A sick child is always the mother’s property; her own feelings generally make it so.

—Jane Austen, 1816

It is not from the benevolence of the butcher, the brewer, or the baker that we expect our dinner, but from their regard for their own interest.

—Adam Smith, 1776

If I had the use of my body I would throw it out of the window.

—Samuel Beckett, 1951

Do not ask me to be kind; just ask me to act as though I were.

—Jules Renard, 1898

Some writers take to drink, others take to audiences.

—Gore Vidal, 1981

Other nations use “force”; we Britons alone use “might.”

—Evelyn Waugh, 1938

The eternal mystery of the world is its comprehensibility.

—Albert Einstein, 1936

Why has the government been instituted at all?

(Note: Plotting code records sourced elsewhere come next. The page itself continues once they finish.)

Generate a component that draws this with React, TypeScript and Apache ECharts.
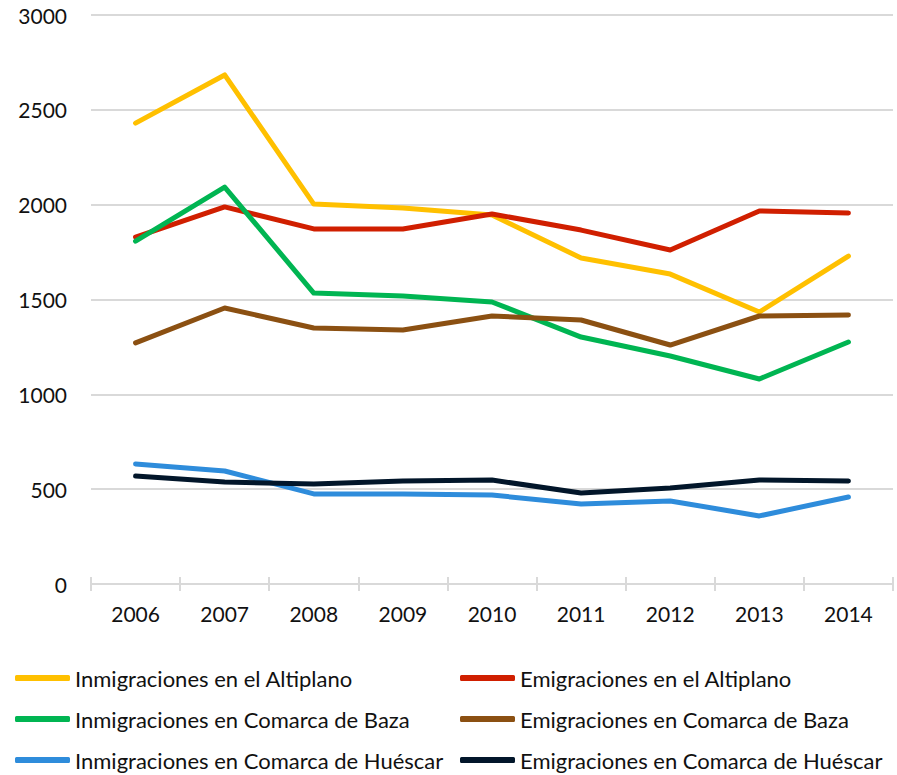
import React, { useEffect, useRef } from "react";
import * as echarts from "echarts";

const years = ["2006", "2007", "2008", "2009", "2010", "2011", "2012", "2013", "2014"];
const inmAltiplano = [2430, 2684, 2003, 1982, 1945, 1719, 1634, 1434, 1729];
const emiAltiplano = [1829, 1988, 1872, 1872, 1951, 1866, 1761, 1967, 1956];
const inmBaza = [1808, 2093, 1534, 1518, 1487, 1302, 1202, 1081, 1276];
const emiBaza = [1271, 1455, 1350, 1339, 1413, 1392, 1260, 1413, 1418];
const inmHuescar = [633, 596, 475, 475, 469, 422, 438, 359, 459];
const emiHuescar = [569, 538, 527, 543, 548, 480, 506, 548, 543];

const names = [
  "Inmigraciones en el Altiplano",
  "Emigraciones en el Altiplano",
  "Inmigraciones en Comarca de Baza",
  "Emigraciones en Comarca de Baza",
  "Inmigraciones en Comarca de Huéscar",
  "Emigraciones en Comarca de Huéscar",
];
const colors = ["#FFC000", "#D01F00", "#00B552", "#8B5012", "#2E8CDB", "#02162A"];
const seriesData = [inmAltiplano, emiAltiplano, inmBaza, emiBaza, inmHuescar, emiHuescar];

const FONT = "Lato";

export default function App() {
  const ref = useRef<HTMLDivElement>(null);
  useEffect(() => {
    if (!ref.current) return;
    const chart = echarts.init(ref.current, undefined, { renderer: "svg" });
    const legendCommon = {
      orient: "vertical" as const,
      top: 667,
      height: 120,
      icon: "roundRect",
      itemWidth: 55,
      itemHeight: 6,
      itemGap: 19,
      padding: 0,
      textStyle: { fontFamily: FONT, fontSize: 22, color: "#111" },
    };
    chart.setOption({
      animation: false,
      backgroundColor: "#fff",
      color: colors,
      grid: { left: 91, right: 4, top: 15, bottom: 191, containLabel: false },
      legend: [
        { ...legendCommon, left: 15, data: [names[0], names[2], names[4]] },
        { ...legendCommon, left: 460, data: [names[1], names[3], names[5]] },
      ],
      xAxis: [
        {
          type: "category",
          data: years,
          boundaryGap: true,
          axisLine: { show: true, lineStyle: { color: "#d9d9d9", width: 2 } },
          axisTick: { show: true, length: 7, lineStyle: { color: "#d9d9d9", width: 2 } },
          axisLabel: { fontFamily: FONT, fontSize: 21, color: "#111", margin: 19 },
          splitLine: { show: false },
        },
        {
          type: "category",
          data: years,
          position: "bottom",
          boundaryGap: true,
          axisLine: { show: false },
          axisTick: { show: true, inside: true, length: 7, lineStyle: { color: "#d9d9d9", width: 2 } },
          axisLabel: { show: false },
          splitLine: { show: false },
        },
      ],
      yAxis: {
        type: "value",
        min: 0,
        max: 3000,
        interval: 500,
        axisLine: { show: false },
        axisTick: { show: false },
        axisLabel: { fontFamily: FONT, fontSize: 21, color: "#111", margin: 24, formatter: (v: number) => String(v) },
        splitLine: { lineStyle: { color: "#d9d9d9", width: 2 } },
      },
      series: names.map((n, i) => ({
        name: n,
        type: "line",
        data: seriesData[i],
        symbol: "none",
        lineStyle: { width: 5, color: colors[i], cap: "round", join: "round" },
        itemStyle: { color: colors[i] },
      })),
    });
    return () => chart.dispose();
  }, []);
  return <div ref={ref} style={{ width: 897, height: 775, position: "absolute", left: 0, top: 0 }} />;
}
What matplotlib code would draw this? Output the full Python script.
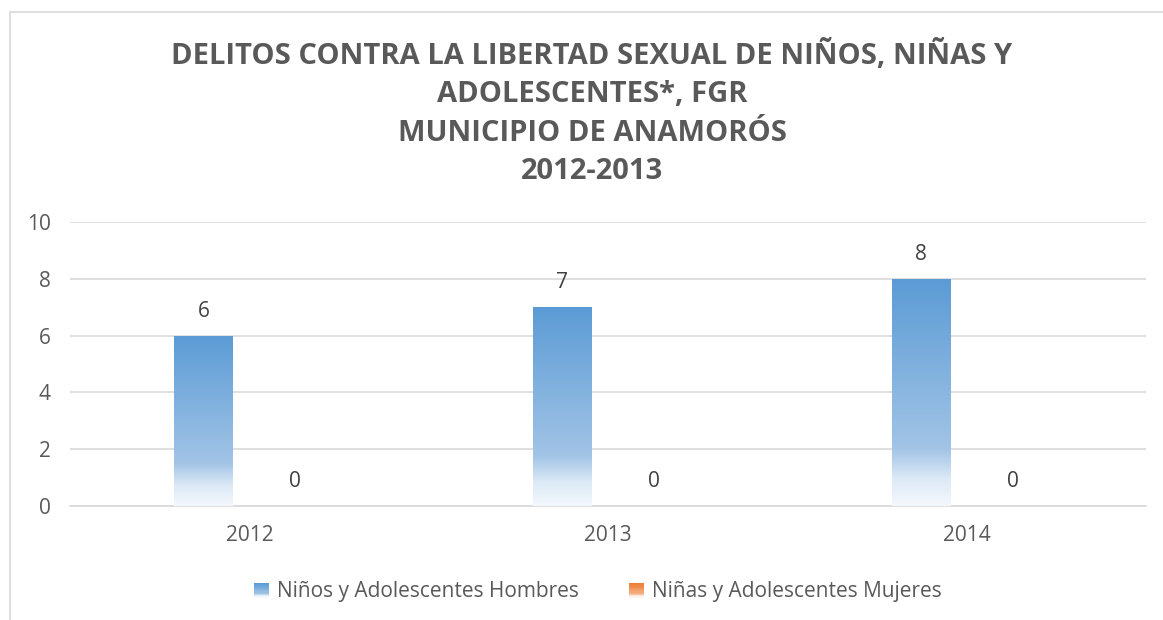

Because the passions of men will not conform to the dictates of reason and justice without constraint.

—Alexander Hamilton, 1787

In settling an island, the first building erected by a Spaniard will be a church, by a Frenchman a fort, by a Dutchman a warehouse, and by an Englishman an alehouse.

—Francis Grose, 1787

Revolutions are not about trifles, but they are produced by trifles. 

—Aristotle, c. 350 BC

I count myself in nothing else so happy / As in a soul remembering my good friends.